Wage growth slowed in the service sector, but it did not change in the industrial sector. Within that sector, wage growth accelerated in construction and recovered strongly in the oil shale sector through mining and energy. A rebound in demand led construction to hire more workers and raise wages. Output increased by 20% in construction in the first quarter, with growth in the construction of buildings and in investment in infrastructure. Wage growth slowed in manufacturing however, though the number of workers in manufacturing also increased and the economic circumstances of the sector improved as growth in external demand increased.
Strong growth in private consumption and wage rises in the public sector have caused wages in the service sector to rise faster in recent years than the average for the economy, but this growth has now slowed a little. The growth did not slow in all parts of the service sector though, with wage growth increasing for example in retail and in information and communications. One-off factors played a role in this, such as the wage agreement in the health sector and smaller bonuses in the financial sector than in the previous year.

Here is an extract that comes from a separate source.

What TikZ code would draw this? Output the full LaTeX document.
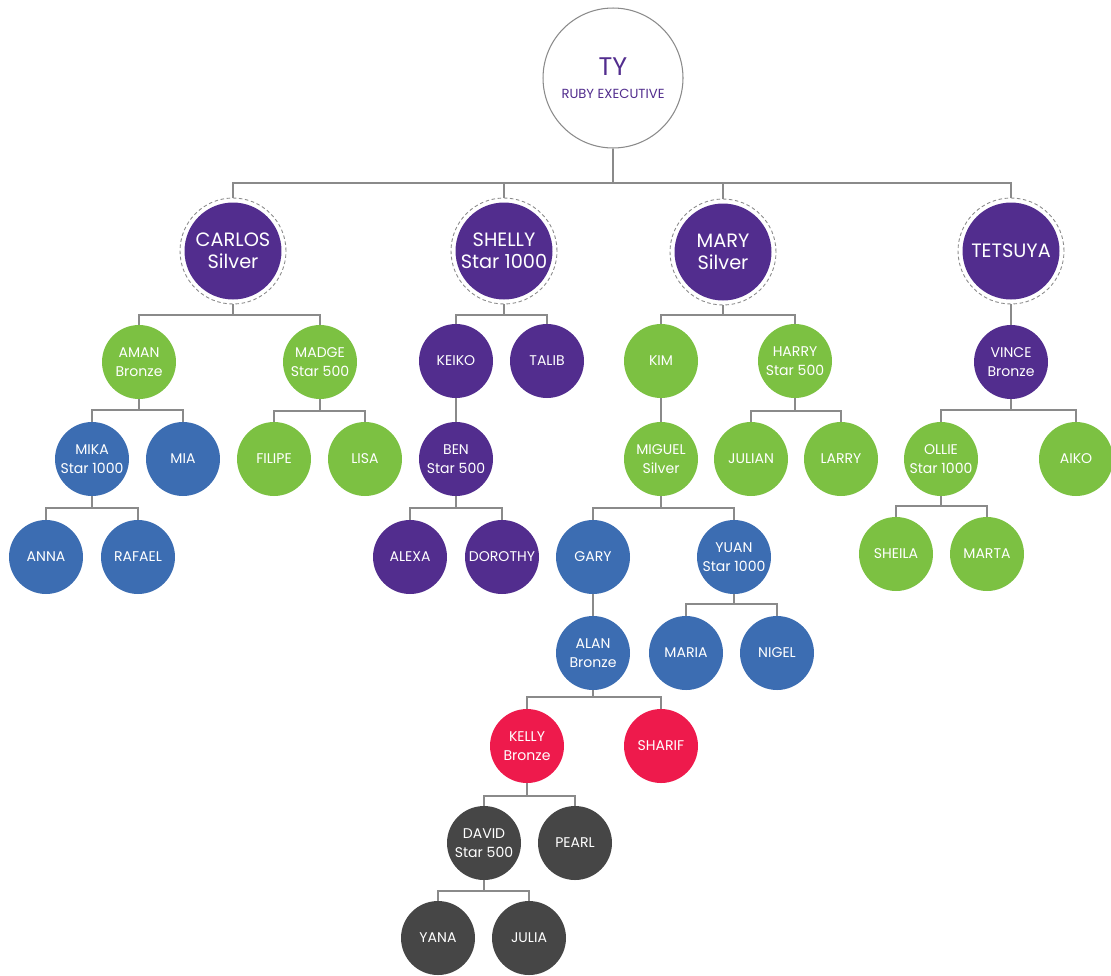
\documentclass[tikz,border=0pt]{standalone}
\usepackage{fontspec}
\setmainfont{Poppins}
\definecolor{rubypurple}{HTML}{522D8E}
\definecolor{rubygreen}{HTML}{7CC142}
\definecolor{rubyblue}{HTML}{3C6DB2}
\definecolor{rubyred}{HTML}{EE1A4C}
\definecolor{rubydark}{HTML}{464646}
\definecolor{linegray}{HTML}{8A8A8A}
\tikzset{
  member/.style={circle, fill=#1, minimum size=1.48cm, inner sep=0pt, text=white,
    align=center, font=\fontsize{8}{10.5}\selectfont},
  lead/.style={circle, minimum size=2.12cm, inner sep=0pt, draw=linegray, line width=0.5pt,
    dash pattern=on 2pt off 1.5pt, text=white, align=center,
    font=\fontsize{11}{12.5}\selectfont,
    path picture={\fill[rubypurple] (path picture bounding box.center) circle (0.97cm);}},
  top/.style={circle, minimum size=2.8cm, inner sep=0pt, draw=linegray, line width=0.6pt,
    fill=white, text=rubypurple, align=center},
  link/.style={draw=linegray, line width=0.6pt},
}
\begin{document}
\begin{tikzpicture}[x=0.02cm, y=-0.02cm]
  \useasboundingbox (0,0) rectangle (1111,975);

  \node[top] (ty) at (613,78) {{\fontsize{14.5}{16}\selectfont TY}\\[1pt]{\fontsize{7.5}{9}\selectfont RUBY EXECUTIVE}};

  % first line
  \node[lead] (carlos) at (233,251) {CARLOS\\Silver};
  \node[lead] (shelly) at (504,251) {SHELLY\\Star 1000};
  \node[lead] (mary) at (723,252) {MARY\\Silver};
  \node[lead] (tetsuya) at (1011,251) {TETSUYA};

  % carlos
  \node[member=rubygreen] (aman) at (139,362) {AMAN\\Bronze};
  \node[member=rubygreen] (madge) at (320,362) {MADGE\\Star 500};
  \node[member=rubyblue] (mika) at (92,459) {MIKA\\Star 1000};
  \node[member=rubyblue] (mia) at (183,459) {MIA};
  \node[member=rubyblue] (anna) at (46,557) {ANNA};
  \node[member=rubyblue] (rafael) at (138,557) {RAFAEL};
  \node[member=rubygreen] (filipe) at (274,459) {FILIPE};
  \node[member=rubygreen] (lisa) at (365,459) {LISA};

  % shelly
  \node[member=rubypurple] (keiko) at (456,361) {KEIKO};
  \node[member=rubypurple] (talib) at (547,361) {TALIB};
  \node[member=rubypurple] (ben) at (456,459) {BEN\\Star 500};
  \node[member=rubypurple] (alexa) at (410,557) {ALEXA};
  \node[member=rubypurple] (dorothy) at (502,557) {DOROTHY};

  % mary
  \node[member=rubygreen] (kim) at (661,361) {KIM};
  \node[member=rubygreen] (harry) at (795,361) {HARRY\\Star 500};
  \node[member=rubygreen] (miguel) at (661,459) {MIGUEL\\Silver};
  \node[member=rubygreen] (julian) at (751,459) {JULIAN};
  \node[member=rubygreen] (larry) at (841,459) {LARRY};
  \node[member=rubyblue] (gary) at (593,557) {GARY};
  \node[member=rubyblue] (yuan) at (734,557) {YUAN\\Star 1000};
  \node[member=rubyblue] (alan) at (593,653) {ALAN\\Bronze};
  \node[member=rubyblue] (maria) at (686,653) {MARIA};
  \node[member=rubyblue] (nigel) at (777,653) {NIGEL};
  \node[member=rubyred] (kelly) at (527,746) {KELLY\\Bronze};
  \node[member=rubyred] (sharif) at (661,746) {SHARIF};
  \node[member=rubydark] (david) at (484,843) {DAVID\\Star 500};
  \node[member=rubydark] (pearl) at (575,843) {PEARL};
  \node[member=rubydark] (yana) at (438,938) {YANA};
  \node[member=rubydark] (julia) at (529,938) {JULIA};

  % tetsuya
  \node[member=rubypurple] (vince) at (1011,362) {VINCE\\Bronze};
  \node[member=rubygreen] (ollie) at (941,459) {OLLIE\\Star 1000};
  \node[member=rubygreen] (aiko) at (1076,459) {AIKO};
  \node[member=rubygreen] (sheila) at (896,554) {SHEILA};
  \node[member=rubygreen] (marta) at (987,554) {MARTA};

  % branch points
  \coordinate (bTy) at (613,183);
  \coordinate (bCarlos) at (233,315);
  \coordinate (bAman) at (139,410);
  \coordinate (bMika) at (92,508);
  \coordinate (bMadge) at (320,411);
  \coordinate (bShelly) at (504,315);
  \coordinate (bBen) at (456,508);
  \coordinate (bMary) at (723,315);
  \coordinate (bHarry) at (795,411);
  \coordinate (bMiguel) at (661,508);
  \coordinate (bYuan) at (734,604);
  \coordinate (bAlan) at (593,697);
  \coordinate (bKelly) at (527,796);
  \coordinate (bDavid) at (484,891);
  \coordinate (bVince) at (1011,410);
  \coordinate (bOllie) at (941,506);

  \draw[link] (ty.south) -- (bTy);
  \foreach \k in {carlos,shelly,mary,tetsuya}
    \draw[link] (bTy) -| (\k.north);

  \draw[link] (carlos.south) -- (bCarlos);
  \foreach \k in {aman,madge} \draw[link] (bCarlos) -| (\k.north);
  \draw[link] (aman.south) -- (bAman);
  \foreach \k in {mika,mia} \draw[link] (bAman) -| (\k.north);
  \draw[link] (mika.south) -- (bMika);
  \foreach \k in {anna,rafael} \draw[link] (bMika) -| (\k.north);
  \draw[link] (madge.south) -- (bMadge);
  \foreach \k in {filipe,lisa} \draw[link] (bMadge) -| (\k.north);

  \draw[link] (shelly.south) -- (bShelly);
  \foreach \k in {keiko,talib} \draw[link] (bShelly) -| (\k.north);
  \draw[link] (keiko) -- (ben);
  \draw[link] (ben.south) -- (bBen);
  \foreach \k in {alexa,dorothy} \draw[link] (bBen) -| (\k.north);

  \draw[link] (mary.south) -- (bMary);
  \foreach \k in {kim,harry} \draw[link] (bMary) -| (\k.north);
  \draw[link] (kim) -- (miguel);
  \draw[link] (harry.south) -- (bHarry);
  \foreach \k in {julian,larry} \draw[link] (bHarry) -| (\k.north);
  \draw[link] (miguel.south) -- (bMiguel);
  \foreach \k in {gary,yuan} \draw[link] (bMiguel) -| (\k.north);
  \draw[link] (gary) -- (alan);
  \draw[link] (yuan.south) -- (bYuan);
  \foreach \k in {maria,nigel} \draw[link] (bYuan) -| (\k.north);
  \draw[link] (alan.south) -- (bAlan);
  \foreach \k in {kelly,sharif} \draw[link] (bAlan) -| (\k.north);
  \draw[link] (kelly.south) -- (bKelly);
  \foreach \k in {david,pearl} \draw[link] (bKelly) -| (\k.north);
  \draw[link] (david.south) -- (bDavid);
  \foreach \k in {yana,julia} \draw[link] (bDavid) -| (\k.north);

  \draw[link] (tetsuya) -- (vince);
  \draw[link] (vince.south) -- (bVince);
  \foreach \k in {ollie,aiko} \draw[link] (bVince) -| (\k.north);
  \draw[link] (ollie.south) -- (bOllie);
  \foreach \k in {sheila,marta} \draw[link] (bOllie) -| (\k.north);
\end{tikzpicture}
\end{document}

As consumer prices rise faster, the purchasing power of those earning wages will again increase markedly slower than nominal wages. Inflation stood at 3% in the first quarter, and so real wage growth was 2.6%. Looking back over a longer period, the purchasing power of the average wage has increased by 20% from before the crisis in 2008, and by some 30% since 2010, when the recession was at its deepest.
Eesti Pank observes and comments on wage developments as labour costs have a direct impact on the price of goods and services produced in Estonia and wage growth is an important indicator of price stability.